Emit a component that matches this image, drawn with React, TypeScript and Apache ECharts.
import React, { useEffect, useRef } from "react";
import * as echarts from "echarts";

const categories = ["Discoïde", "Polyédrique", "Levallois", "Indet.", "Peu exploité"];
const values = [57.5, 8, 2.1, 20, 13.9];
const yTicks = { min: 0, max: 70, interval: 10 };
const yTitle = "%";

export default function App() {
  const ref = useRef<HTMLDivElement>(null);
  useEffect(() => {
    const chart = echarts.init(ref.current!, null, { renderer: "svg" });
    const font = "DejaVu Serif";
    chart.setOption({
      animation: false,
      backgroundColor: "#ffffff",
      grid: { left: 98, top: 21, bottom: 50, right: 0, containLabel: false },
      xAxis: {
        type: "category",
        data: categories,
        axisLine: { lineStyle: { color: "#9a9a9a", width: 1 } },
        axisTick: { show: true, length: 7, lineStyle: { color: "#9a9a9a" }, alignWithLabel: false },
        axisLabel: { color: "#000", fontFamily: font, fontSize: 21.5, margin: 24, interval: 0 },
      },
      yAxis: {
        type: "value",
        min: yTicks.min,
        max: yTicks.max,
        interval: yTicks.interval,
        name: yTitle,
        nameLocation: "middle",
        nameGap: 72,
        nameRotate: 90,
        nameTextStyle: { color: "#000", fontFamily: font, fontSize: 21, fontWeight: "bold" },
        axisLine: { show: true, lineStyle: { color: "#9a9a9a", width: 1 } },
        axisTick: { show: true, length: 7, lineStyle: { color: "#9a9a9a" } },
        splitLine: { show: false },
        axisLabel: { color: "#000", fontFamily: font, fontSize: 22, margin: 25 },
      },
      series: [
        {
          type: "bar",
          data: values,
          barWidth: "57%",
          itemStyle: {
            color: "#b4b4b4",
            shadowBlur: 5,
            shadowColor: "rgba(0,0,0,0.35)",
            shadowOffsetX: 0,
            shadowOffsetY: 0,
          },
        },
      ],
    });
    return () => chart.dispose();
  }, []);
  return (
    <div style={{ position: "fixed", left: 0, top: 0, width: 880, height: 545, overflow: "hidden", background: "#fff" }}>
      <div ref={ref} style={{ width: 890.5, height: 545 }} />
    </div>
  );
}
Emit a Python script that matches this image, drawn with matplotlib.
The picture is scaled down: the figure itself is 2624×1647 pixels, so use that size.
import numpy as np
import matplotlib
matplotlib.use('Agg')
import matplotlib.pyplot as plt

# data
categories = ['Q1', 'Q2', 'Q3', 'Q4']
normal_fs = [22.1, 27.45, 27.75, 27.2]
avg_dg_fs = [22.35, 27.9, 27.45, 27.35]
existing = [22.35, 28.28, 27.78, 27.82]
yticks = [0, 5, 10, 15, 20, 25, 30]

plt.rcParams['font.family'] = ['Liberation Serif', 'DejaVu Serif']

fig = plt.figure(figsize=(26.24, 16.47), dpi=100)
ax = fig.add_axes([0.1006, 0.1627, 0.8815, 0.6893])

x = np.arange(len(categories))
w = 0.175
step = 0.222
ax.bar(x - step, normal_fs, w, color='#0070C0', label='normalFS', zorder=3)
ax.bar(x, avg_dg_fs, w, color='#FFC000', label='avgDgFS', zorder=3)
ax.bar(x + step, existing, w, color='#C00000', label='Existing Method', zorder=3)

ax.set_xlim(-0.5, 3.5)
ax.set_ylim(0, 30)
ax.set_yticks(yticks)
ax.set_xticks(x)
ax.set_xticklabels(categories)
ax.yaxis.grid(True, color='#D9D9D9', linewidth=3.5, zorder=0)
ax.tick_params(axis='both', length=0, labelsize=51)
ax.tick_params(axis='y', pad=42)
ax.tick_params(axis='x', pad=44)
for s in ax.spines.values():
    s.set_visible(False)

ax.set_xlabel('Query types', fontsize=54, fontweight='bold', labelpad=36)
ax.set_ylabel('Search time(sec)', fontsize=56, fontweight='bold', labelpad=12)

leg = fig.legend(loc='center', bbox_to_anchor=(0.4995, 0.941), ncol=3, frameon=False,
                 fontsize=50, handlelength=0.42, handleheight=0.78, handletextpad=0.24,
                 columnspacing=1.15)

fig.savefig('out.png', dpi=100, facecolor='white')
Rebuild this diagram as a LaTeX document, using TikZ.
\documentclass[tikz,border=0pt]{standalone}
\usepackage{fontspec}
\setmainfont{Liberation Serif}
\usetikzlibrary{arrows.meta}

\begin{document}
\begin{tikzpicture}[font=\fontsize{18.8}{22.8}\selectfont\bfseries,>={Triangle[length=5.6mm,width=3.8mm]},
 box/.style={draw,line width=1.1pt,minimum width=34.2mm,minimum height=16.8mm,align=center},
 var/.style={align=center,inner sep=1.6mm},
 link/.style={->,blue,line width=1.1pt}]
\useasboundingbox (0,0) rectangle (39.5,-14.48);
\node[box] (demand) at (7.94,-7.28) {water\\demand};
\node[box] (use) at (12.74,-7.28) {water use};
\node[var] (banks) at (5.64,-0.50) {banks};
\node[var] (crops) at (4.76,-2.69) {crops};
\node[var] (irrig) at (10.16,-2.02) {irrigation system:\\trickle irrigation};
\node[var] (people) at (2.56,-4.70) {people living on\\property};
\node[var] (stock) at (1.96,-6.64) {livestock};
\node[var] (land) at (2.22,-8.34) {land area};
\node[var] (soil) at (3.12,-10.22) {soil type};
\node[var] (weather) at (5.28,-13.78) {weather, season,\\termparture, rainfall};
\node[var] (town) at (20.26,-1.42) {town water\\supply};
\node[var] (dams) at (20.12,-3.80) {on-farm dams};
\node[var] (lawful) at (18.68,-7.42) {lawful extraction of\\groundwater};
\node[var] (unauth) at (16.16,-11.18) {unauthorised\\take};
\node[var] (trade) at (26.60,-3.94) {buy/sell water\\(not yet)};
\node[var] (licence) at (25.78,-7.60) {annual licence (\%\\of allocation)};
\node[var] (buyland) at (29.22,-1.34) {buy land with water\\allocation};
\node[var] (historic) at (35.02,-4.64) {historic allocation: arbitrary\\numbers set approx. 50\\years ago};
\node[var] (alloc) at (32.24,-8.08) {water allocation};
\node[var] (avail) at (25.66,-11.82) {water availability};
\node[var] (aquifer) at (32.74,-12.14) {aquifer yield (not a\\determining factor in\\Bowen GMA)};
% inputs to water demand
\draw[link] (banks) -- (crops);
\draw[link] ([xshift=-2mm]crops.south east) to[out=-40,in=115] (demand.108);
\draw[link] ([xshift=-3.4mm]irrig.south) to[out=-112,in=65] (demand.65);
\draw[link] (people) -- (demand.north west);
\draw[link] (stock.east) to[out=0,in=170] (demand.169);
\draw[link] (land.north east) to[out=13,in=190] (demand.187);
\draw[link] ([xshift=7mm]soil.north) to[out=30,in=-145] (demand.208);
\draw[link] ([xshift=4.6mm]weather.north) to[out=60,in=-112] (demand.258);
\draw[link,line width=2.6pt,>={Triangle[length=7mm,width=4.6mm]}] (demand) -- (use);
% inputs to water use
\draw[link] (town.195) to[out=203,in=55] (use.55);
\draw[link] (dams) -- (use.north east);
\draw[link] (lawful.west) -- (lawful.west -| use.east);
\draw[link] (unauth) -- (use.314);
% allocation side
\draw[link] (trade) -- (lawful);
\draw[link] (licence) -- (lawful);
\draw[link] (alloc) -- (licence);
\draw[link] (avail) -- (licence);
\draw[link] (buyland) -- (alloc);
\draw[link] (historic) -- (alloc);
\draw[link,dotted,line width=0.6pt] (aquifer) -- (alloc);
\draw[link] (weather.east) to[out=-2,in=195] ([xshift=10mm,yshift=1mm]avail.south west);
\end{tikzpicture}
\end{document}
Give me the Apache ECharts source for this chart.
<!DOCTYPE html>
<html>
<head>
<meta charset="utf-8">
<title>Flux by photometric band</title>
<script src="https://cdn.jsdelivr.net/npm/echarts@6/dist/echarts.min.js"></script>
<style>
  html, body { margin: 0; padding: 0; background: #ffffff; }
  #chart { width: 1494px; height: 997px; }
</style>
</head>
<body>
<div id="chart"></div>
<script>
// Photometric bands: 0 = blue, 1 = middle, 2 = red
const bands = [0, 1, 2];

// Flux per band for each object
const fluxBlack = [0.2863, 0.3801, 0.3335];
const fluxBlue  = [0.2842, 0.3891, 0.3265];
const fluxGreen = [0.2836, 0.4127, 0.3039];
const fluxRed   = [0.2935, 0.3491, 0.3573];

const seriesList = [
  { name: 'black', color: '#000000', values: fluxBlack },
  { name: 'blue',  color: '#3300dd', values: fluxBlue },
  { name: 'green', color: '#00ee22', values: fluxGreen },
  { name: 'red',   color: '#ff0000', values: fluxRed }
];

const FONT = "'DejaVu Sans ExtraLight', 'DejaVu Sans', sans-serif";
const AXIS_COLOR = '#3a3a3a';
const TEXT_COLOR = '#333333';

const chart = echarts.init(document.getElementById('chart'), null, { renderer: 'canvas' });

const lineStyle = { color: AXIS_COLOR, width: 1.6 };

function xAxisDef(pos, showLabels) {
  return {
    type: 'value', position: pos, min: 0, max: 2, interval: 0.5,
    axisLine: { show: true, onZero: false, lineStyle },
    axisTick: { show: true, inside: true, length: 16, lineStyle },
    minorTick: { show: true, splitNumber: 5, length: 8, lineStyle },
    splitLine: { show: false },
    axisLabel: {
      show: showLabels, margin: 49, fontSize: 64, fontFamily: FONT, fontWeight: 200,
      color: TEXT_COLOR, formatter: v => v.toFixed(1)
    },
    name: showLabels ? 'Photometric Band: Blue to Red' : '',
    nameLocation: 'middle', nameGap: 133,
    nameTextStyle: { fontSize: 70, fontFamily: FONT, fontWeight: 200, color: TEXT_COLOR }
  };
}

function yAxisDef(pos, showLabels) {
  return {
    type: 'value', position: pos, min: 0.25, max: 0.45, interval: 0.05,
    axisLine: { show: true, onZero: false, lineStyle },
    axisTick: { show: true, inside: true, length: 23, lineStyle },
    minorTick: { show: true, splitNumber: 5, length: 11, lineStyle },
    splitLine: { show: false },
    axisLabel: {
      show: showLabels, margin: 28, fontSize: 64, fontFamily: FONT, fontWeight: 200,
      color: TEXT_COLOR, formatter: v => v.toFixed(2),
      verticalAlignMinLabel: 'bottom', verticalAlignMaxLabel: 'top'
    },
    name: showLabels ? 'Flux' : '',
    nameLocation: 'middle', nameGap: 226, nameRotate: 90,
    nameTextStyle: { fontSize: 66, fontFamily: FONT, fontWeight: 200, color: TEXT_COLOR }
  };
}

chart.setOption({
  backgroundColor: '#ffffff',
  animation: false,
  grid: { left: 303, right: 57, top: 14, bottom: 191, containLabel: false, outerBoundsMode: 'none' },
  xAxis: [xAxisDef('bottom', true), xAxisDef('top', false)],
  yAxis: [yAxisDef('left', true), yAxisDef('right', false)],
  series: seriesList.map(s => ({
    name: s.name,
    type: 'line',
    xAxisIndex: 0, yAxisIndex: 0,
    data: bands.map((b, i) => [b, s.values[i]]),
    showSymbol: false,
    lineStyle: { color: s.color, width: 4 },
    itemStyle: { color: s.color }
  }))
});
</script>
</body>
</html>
------------------------
■ **GIVEN TASK**:
Set down, without any change, only the lines from the line that holds "The picture is" through the line that holds "s.set_visible(False)", both lines included.

■ **RESPONSE BELOW**:
The picture is scaled down: the figure itself is 2624×1647 pixels, so use that size.
import numpy as np
import matplotlib
matplotlib.use('Agg')
import matplotlib.pyplot as plt

# data
categories = ['Q1', 'Q2', 'Q3', 'Q4']
normal_fs = [22.1, 27.45, 27.75, 27.2]
avg_dg_fs = [22.35, 27.9, 27.45, 27.35]
existing = [22.35, 28.28, 27.78, 27.82]
yticks = [0, 5, 10, 15, 20, 25, 30]

plt.rcParams['font.family'] = ['Liberation Serif', 'DejaVu Serif']

fig = plt.figure(figsize=(26.24, 16.47), dpi=100)
ax = fig.add_axes([0.1006, 0.1627, 0.8815, 0.6893])

x = np.arange(len(categories))
w = 0.175
step = 0.222
ax.bar(x - step, normal_fs, w, color='#0070C0', label='normalFS', zorder=3)
ax.bar(x, avg_dg_fs, w, color='#FFC000', label='avgDgFS', zorder=3)
ax.bar(x + step, existing, w, color='#C00000', label='Existing Method', zorder=3)

ax.set_xlim(-0.5, 3.5)
ax.set_ylim(0, 30)
ax.set_yticks(yticks)
ax.set_xticks(x)
ax.set_xticklabels(categories)
ax.yaxis.grid(True, color='#D9D9D9', linewidth=3.5, zorder=0)
ax.tick_params(axis='both', length=0, labelsize=51)
ax.tick_params(axis='y', pad=42)
ax.tick_params(axis='x', pad=44)
for s in ax.spines.values():
    s.set_visible(False)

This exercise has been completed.